A Scanner Darkly
After the tedium of months of doing rotoscoping on Shrek 2, why on Earth would I imagine doing an even more extreme version of it in Austin, Texas on A Scanner Darkly? The thought did cross my mind. Doing a feature length rotoscoped movie requires a marathon runner’s mentality, and ideally a lot of weed.

I could have done it, but talked myself out of it. The idea of moving to Austin to work on a punishingly tedious test of patience seemed like a quest I could take a pass on. Good thing too. The current issue of WIRED magazine recounts in Trouble In Toontown the realities of coping with the super sluggish process of photo-realistically tracing every ding-dang frame of digital video.

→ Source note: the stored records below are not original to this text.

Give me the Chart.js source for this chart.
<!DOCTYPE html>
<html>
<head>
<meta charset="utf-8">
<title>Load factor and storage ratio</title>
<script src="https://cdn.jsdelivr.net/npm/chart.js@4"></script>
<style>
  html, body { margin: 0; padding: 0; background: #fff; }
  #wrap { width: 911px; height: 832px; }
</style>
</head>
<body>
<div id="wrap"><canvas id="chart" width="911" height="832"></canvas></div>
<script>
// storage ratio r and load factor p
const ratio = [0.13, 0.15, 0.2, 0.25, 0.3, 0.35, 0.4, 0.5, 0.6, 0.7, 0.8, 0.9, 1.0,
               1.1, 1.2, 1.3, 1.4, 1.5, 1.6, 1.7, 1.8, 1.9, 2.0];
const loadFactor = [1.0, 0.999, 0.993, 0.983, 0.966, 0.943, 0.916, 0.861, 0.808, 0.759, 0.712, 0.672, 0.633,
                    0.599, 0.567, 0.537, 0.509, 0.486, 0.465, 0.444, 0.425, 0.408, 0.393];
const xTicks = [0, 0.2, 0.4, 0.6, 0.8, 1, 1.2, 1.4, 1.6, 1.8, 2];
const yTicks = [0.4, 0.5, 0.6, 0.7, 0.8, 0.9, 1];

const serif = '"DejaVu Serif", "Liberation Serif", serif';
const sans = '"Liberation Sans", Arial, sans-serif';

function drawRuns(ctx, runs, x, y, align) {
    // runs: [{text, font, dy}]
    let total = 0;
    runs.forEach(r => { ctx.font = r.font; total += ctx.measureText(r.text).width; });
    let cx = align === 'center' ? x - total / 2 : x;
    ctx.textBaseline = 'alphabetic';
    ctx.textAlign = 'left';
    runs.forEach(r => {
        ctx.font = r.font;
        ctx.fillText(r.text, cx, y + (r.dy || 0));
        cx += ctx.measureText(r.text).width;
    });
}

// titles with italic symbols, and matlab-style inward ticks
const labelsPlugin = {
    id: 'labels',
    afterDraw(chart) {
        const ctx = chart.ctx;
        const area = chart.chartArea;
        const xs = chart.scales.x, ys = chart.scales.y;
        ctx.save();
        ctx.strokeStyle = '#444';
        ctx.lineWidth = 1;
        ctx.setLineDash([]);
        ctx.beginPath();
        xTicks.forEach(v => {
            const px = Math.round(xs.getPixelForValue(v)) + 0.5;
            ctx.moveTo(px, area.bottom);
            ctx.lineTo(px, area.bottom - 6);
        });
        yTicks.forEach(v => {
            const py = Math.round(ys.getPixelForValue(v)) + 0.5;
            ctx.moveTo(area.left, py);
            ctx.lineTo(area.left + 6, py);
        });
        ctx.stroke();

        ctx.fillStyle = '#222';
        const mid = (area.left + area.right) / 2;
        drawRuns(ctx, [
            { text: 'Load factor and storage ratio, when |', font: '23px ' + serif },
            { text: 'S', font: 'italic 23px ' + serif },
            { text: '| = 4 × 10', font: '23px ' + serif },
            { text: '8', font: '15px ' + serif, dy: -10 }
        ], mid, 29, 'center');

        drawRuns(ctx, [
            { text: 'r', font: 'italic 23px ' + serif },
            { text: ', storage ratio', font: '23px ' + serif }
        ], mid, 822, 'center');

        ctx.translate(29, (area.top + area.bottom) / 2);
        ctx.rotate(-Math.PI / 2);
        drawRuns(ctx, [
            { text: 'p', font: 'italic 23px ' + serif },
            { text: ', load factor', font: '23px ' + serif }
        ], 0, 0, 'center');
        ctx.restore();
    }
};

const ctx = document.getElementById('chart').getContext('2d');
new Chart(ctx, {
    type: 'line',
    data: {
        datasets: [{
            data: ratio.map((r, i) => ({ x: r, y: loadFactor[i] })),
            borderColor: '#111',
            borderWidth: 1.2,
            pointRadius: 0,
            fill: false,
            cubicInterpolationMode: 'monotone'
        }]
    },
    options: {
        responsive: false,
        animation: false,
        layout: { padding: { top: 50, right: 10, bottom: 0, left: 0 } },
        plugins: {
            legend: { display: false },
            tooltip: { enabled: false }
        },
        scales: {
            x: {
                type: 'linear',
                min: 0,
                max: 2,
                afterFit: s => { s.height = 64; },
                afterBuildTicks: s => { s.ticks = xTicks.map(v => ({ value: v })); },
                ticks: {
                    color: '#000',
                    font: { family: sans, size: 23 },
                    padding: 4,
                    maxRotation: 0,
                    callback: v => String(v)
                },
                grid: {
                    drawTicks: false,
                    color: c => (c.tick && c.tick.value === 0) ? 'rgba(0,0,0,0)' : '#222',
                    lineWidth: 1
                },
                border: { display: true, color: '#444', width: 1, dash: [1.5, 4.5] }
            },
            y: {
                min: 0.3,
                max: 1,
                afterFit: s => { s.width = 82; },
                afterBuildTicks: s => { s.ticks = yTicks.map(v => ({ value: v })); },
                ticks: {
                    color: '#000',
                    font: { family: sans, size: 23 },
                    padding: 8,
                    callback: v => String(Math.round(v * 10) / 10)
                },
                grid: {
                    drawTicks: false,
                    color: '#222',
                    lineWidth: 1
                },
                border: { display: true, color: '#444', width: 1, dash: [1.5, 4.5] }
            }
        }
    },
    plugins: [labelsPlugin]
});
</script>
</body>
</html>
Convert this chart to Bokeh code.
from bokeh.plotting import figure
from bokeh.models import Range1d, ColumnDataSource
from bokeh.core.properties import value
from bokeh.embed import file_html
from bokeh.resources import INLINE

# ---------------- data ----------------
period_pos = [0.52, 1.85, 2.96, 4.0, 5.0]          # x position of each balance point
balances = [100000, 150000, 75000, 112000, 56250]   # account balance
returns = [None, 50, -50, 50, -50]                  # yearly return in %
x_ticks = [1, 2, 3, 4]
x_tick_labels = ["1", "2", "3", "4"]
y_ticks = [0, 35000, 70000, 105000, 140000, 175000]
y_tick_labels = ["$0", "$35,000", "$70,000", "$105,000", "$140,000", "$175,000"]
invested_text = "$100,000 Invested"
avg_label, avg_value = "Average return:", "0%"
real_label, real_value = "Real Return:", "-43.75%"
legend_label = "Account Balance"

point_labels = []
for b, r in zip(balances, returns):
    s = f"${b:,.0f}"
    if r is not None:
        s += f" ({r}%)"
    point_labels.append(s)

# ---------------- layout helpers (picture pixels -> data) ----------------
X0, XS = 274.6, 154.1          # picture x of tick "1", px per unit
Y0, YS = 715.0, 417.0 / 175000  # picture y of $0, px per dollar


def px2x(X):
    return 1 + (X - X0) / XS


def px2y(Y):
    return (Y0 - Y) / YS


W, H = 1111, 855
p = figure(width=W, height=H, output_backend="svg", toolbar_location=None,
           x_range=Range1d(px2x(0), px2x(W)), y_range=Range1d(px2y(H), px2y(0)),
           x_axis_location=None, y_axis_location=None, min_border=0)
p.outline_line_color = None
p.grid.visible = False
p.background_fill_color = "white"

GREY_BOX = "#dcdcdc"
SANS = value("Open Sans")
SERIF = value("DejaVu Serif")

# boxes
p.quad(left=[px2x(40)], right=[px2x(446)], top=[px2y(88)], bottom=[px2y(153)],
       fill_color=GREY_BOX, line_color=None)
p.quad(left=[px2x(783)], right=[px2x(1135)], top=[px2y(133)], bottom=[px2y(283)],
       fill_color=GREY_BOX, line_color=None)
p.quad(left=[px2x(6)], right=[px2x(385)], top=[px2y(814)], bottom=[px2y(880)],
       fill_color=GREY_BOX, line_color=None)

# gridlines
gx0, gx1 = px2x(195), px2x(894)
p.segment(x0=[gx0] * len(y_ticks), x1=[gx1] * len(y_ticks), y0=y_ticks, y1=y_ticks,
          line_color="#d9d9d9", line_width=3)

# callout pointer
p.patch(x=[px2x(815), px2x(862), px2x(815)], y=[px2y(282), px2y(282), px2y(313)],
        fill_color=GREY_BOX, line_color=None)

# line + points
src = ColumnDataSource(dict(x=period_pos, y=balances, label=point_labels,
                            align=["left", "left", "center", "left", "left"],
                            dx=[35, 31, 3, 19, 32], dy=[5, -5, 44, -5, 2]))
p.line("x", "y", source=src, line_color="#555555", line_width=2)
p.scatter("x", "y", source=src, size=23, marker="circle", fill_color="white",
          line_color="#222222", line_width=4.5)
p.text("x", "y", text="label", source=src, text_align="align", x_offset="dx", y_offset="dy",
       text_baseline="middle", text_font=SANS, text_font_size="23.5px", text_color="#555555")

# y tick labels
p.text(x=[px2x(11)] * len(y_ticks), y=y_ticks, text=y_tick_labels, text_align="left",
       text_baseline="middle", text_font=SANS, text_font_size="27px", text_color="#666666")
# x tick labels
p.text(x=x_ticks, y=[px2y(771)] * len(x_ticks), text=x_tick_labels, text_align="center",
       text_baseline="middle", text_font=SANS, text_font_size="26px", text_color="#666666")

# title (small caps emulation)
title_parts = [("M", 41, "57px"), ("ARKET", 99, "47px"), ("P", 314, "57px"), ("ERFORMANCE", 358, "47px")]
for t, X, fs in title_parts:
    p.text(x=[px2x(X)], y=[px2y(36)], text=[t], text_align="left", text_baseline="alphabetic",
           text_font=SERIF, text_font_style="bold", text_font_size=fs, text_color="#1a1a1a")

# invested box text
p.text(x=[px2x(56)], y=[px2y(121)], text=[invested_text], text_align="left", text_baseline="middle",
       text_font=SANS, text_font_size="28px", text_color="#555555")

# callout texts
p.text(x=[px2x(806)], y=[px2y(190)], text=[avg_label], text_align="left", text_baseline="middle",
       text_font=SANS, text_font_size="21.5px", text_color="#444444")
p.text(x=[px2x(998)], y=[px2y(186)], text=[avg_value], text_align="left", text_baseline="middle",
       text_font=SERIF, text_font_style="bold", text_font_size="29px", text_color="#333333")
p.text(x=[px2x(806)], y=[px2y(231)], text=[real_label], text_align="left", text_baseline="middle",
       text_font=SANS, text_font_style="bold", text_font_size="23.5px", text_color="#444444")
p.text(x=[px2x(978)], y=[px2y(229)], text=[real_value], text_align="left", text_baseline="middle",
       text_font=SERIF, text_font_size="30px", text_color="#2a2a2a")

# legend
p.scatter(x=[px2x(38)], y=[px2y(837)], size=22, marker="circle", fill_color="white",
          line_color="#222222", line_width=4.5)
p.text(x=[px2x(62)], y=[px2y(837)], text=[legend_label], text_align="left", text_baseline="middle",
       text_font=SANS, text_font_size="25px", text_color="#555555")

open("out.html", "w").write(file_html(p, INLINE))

The original Linklater groundbreaking, experimental rotoscoped film Waking Life was the beginning of something freaky, but with Scanner somehow being able to say, “Yeah we could do that,” came too easily. Perhaps as bad an idea as, “Let’s redo Fantasia! …again.” I’ve read a number of P. K. Dick’s books, and A Scanner Darkly was a bit too dark and introspective for me to care to finish. A creepy story about a paranoid narc becoming addicted while bumming around suburbia with his deadbeat house mates. The monk-like mind-numbing hours of rotoscoping in dark rooms is no far cry from the cold, dark world of P. K. Dick’s story.

Rotoscoping, the tracing of live footage to create animation, was done by Disney way back on Snow White and Cinderella, and then Ralph Bakshi did some awfully disappointing stuff in American Pop. Bob Sabiston and his crew at Flat Black Films deserve a lot of credit for Waking Life, but after A Scanner Darkly they should be ready to turn out the lights and wake up to a new life.